Pull every line of the entries that has the word "this".

* [PROVIDED DATA]

---

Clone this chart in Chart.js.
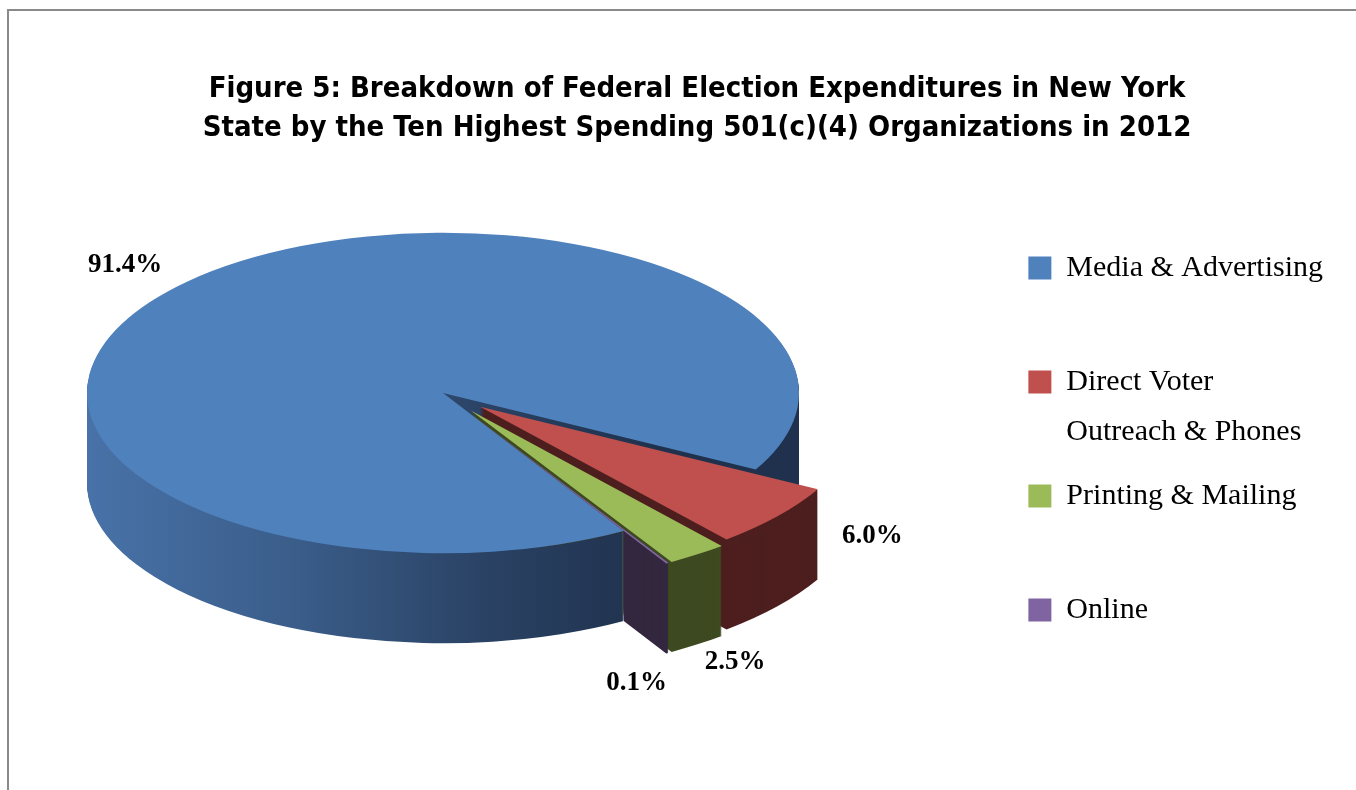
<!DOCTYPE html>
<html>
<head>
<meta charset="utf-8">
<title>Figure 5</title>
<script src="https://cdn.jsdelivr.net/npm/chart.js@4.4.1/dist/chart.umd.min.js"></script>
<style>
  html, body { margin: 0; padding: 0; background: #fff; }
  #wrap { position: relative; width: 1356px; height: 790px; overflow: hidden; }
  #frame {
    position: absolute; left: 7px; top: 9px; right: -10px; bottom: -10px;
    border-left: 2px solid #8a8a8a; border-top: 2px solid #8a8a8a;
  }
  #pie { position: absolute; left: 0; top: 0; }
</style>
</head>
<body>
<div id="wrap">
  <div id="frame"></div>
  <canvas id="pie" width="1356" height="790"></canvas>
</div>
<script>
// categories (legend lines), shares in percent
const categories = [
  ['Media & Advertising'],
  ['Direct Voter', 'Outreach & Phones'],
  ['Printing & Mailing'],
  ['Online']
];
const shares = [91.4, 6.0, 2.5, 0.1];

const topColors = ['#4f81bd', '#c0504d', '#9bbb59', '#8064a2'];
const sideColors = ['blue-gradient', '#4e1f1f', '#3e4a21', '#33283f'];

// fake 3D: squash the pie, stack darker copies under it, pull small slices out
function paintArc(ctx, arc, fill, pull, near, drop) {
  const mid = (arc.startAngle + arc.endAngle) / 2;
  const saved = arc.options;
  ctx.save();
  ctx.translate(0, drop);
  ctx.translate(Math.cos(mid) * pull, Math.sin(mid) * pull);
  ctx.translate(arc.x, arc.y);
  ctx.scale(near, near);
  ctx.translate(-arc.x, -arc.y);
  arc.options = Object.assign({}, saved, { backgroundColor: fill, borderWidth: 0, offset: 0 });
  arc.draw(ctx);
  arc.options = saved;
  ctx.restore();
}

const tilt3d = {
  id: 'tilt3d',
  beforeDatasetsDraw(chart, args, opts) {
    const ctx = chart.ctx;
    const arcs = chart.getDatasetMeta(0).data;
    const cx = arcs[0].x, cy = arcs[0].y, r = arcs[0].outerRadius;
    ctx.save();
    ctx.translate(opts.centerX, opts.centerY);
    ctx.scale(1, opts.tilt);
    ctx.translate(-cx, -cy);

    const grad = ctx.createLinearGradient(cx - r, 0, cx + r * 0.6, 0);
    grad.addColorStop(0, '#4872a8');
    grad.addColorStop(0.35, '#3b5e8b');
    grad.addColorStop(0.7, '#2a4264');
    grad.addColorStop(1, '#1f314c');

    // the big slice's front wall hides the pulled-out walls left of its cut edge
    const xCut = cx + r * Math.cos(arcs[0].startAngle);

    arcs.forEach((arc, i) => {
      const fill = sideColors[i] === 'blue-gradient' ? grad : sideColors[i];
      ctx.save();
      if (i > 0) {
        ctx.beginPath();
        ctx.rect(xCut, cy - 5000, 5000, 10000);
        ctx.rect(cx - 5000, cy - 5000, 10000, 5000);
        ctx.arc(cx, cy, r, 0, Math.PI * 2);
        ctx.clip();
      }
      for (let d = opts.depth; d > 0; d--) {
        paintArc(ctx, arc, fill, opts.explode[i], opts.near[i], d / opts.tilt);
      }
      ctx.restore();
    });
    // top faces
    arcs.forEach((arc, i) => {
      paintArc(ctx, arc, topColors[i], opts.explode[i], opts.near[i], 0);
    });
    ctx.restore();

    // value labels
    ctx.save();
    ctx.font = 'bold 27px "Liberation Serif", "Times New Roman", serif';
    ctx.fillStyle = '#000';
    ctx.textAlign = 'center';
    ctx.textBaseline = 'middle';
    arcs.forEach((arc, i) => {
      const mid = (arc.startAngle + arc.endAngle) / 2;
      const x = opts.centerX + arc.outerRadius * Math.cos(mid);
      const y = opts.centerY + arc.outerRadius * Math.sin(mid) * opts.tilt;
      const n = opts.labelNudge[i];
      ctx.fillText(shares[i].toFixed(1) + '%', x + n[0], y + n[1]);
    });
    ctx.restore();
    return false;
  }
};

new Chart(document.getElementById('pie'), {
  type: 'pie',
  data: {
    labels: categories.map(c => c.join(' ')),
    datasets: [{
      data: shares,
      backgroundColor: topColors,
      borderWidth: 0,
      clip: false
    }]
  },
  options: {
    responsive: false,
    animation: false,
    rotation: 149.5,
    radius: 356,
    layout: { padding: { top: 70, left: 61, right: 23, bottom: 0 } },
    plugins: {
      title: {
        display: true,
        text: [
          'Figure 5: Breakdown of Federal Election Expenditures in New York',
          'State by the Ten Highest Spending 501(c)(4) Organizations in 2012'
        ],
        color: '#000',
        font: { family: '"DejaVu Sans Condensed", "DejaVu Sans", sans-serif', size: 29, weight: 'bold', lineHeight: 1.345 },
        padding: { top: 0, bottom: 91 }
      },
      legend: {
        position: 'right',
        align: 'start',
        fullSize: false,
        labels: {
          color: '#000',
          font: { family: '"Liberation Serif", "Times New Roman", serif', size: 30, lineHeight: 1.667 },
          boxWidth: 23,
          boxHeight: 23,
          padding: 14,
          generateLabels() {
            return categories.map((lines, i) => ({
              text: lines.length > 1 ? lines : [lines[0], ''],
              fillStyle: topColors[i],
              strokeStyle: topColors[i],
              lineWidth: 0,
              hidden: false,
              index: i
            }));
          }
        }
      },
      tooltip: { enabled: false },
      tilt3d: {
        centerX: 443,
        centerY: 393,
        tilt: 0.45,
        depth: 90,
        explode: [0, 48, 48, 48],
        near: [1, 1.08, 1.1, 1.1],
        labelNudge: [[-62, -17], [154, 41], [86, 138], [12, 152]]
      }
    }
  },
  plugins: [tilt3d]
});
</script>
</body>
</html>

---

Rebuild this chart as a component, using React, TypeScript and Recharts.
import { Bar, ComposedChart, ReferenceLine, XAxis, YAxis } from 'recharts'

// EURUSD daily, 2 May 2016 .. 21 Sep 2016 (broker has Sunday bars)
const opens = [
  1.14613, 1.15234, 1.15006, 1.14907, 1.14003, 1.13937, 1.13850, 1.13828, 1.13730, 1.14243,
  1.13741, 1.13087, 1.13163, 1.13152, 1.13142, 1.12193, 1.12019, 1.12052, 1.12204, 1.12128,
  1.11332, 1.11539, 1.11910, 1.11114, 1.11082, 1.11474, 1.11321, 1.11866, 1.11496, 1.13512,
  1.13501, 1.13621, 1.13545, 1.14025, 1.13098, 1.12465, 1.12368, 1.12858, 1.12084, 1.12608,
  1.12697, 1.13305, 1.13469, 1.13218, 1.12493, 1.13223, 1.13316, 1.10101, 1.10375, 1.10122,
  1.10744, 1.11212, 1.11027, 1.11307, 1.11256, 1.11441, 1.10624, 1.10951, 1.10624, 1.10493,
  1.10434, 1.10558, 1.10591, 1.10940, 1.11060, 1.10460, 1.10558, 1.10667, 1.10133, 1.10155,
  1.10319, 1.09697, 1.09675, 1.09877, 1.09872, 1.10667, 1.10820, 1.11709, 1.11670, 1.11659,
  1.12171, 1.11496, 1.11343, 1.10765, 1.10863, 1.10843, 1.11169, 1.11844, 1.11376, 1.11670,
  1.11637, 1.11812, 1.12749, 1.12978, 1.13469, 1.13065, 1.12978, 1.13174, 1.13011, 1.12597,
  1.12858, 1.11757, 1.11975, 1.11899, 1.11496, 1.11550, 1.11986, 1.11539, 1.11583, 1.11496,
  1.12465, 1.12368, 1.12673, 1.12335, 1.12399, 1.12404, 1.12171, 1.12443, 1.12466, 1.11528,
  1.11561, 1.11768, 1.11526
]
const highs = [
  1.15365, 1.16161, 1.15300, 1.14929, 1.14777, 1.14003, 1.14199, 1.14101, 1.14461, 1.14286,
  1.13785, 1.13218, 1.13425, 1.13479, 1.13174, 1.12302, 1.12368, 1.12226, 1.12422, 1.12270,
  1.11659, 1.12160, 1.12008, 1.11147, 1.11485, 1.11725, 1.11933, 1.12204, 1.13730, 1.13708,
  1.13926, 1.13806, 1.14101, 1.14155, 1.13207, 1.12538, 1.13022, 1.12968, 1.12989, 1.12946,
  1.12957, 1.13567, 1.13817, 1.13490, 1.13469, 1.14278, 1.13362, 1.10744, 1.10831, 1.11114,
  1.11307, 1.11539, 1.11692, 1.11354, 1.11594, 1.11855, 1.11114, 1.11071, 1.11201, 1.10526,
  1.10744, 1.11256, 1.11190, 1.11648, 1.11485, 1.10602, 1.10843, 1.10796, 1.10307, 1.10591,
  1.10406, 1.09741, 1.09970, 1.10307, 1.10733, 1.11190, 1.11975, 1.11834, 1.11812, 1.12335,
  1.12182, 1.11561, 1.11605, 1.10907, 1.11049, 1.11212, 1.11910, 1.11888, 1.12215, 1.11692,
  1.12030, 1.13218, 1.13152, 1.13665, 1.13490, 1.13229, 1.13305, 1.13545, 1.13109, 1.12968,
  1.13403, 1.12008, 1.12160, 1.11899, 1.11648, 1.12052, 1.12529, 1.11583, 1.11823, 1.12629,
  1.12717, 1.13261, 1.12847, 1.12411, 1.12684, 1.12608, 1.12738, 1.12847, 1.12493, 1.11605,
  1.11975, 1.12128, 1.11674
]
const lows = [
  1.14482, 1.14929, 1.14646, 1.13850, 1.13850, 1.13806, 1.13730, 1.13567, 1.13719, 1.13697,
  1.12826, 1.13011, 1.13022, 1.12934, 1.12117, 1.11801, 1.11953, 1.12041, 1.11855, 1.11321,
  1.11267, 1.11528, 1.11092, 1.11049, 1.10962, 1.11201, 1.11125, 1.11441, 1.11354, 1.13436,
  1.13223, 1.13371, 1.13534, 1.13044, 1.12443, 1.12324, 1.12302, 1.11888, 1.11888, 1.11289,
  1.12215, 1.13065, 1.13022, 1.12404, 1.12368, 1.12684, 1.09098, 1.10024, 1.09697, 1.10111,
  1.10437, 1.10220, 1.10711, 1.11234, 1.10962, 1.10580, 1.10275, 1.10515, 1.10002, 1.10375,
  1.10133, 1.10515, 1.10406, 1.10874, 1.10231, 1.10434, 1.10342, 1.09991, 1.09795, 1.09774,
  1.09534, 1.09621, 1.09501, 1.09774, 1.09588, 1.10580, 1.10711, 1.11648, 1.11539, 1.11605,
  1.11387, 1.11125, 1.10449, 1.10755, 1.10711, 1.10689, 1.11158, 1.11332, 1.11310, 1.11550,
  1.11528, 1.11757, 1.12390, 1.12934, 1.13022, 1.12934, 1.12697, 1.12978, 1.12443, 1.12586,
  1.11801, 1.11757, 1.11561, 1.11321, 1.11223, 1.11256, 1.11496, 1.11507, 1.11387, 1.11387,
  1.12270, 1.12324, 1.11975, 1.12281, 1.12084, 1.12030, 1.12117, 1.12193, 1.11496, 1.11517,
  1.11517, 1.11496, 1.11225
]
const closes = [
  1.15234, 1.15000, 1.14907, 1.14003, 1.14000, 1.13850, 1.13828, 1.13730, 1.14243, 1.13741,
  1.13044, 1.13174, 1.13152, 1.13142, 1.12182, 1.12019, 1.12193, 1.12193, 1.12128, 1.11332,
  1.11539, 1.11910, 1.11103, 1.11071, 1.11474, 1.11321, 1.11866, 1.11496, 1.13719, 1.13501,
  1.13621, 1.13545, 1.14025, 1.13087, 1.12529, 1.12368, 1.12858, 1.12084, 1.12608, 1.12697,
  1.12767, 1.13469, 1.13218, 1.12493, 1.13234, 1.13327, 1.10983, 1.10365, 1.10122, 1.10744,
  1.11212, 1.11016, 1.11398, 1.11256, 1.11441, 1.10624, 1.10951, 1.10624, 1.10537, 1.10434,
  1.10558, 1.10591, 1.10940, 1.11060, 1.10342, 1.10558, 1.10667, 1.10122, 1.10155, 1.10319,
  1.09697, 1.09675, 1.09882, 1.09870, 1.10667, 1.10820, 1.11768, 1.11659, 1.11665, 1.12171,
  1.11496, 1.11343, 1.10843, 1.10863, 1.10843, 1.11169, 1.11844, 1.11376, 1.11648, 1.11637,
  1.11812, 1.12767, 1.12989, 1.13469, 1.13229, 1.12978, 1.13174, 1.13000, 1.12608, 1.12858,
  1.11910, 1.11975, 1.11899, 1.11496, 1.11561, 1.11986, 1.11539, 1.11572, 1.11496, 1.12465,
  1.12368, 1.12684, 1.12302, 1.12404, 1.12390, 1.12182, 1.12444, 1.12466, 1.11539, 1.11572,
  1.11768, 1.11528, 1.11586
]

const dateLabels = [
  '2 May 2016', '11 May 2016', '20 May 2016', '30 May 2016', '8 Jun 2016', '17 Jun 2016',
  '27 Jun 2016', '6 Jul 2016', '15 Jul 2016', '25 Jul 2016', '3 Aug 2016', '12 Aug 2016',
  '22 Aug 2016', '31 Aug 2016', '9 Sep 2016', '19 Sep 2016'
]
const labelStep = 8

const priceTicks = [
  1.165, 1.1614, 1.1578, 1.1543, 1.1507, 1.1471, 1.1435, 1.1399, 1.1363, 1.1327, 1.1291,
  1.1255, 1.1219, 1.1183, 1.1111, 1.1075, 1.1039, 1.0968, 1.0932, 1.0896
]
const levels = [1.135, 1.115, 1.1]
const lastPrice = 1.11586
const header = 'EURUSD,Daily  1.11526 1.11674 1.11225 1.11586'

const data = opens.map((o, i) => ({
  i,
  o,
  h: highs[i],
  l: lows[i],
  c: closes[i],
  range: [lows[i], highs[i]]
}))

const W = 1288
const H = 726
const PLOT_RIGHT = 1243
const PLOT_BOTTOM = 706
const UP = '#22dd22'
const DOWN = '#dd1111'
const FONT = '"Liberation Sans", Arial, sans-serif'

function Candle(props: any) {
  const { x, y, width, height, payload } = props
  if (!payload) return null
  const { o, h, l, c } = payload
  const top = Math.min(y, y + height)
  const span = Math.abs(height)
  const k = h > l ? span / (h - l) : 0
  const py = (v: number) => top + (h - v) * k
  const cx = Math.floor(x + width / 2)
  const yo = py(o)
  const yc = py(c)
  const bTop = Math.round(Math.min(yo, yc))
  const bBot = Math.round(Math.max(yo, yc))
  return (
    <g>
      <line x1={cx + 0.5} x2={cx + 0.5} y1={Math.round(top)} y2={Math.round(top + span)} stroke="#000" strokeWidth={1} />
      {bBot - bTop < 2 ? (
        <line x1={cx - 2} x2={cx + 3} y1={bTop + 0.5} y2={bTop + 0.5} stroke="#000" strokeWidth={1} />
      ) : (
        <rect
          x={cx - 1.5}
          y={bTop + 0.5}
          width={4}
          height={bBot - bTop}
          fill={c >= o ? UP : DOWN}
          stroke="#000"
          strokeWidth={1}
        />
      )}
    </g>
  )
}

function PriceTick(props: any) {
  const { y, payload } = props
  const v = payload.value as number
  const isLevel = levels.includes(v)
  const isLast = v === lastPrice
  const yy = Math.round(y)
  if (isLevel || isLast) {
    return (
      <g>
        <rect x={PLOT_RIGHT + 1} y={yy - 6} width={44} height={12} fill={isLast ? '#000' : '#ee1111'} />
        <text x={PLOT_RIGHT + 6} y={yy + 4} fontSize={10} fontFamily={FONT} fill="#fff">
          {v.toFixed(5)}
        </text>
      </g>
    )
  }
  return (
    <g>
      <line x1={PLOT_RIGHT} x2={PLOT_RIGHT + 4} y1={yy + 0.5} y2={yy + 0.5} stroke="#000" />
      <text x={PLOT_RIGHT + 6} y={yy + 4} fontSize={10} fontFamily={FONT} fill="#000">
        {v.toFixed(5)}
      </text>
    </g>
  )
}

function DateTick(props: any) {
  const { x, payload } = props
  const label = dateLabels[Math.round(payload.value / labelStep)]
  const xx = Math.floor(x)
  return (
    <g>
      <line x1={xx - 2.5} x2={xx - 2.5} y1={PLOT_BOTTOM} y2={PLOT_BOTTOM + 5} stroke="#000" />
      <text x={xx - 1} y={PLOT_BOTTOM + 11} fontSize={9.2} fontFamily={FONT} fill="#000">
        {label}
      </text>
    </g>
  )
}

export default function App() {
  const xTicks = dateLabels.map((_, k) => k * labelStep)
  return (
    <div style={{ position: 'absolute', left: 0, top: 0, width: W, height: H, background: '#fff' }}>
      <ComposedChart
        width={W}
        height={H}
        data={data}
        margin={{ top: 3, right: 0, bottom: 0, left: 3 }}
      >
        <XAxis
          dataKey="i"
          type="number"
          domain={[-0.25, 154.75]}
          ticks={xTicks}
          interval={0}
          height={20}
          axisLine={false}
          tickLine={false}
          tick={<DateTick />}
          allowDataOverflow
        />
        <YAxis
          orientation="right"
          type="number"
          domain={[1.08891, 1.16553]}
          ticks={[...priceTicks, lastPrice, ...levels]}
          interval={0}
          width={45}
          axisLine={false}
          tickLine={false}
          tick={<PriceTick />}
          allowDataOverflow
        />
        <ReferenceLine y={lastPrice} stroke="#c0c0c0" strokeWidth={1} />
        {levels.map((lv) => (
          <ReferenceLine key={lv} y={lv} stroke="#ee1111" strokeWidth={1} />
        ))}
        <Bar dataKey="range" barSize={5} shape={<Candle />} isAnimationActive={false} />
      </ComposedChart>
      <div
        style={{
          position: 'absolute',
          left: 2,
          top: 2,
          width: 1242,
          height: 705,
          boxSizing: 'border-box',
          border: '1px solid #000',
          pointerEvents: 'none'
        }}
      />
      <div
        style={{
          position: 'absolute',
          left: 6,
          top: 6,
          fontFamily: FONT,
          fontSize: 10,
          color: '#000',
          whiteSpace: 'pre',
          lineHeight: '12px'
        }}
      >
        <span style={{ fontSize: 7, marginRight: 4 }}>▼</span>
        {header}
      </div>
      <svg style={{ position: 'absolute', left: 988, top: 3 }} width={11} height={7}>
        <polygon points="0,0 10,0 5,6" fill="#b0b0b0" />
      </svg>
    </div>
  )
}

---

* [EXERCISE SOLUTION]
Clone this chart in Chart.js.
Rebuild this chart as a component, using React, TypeScript and Recharts.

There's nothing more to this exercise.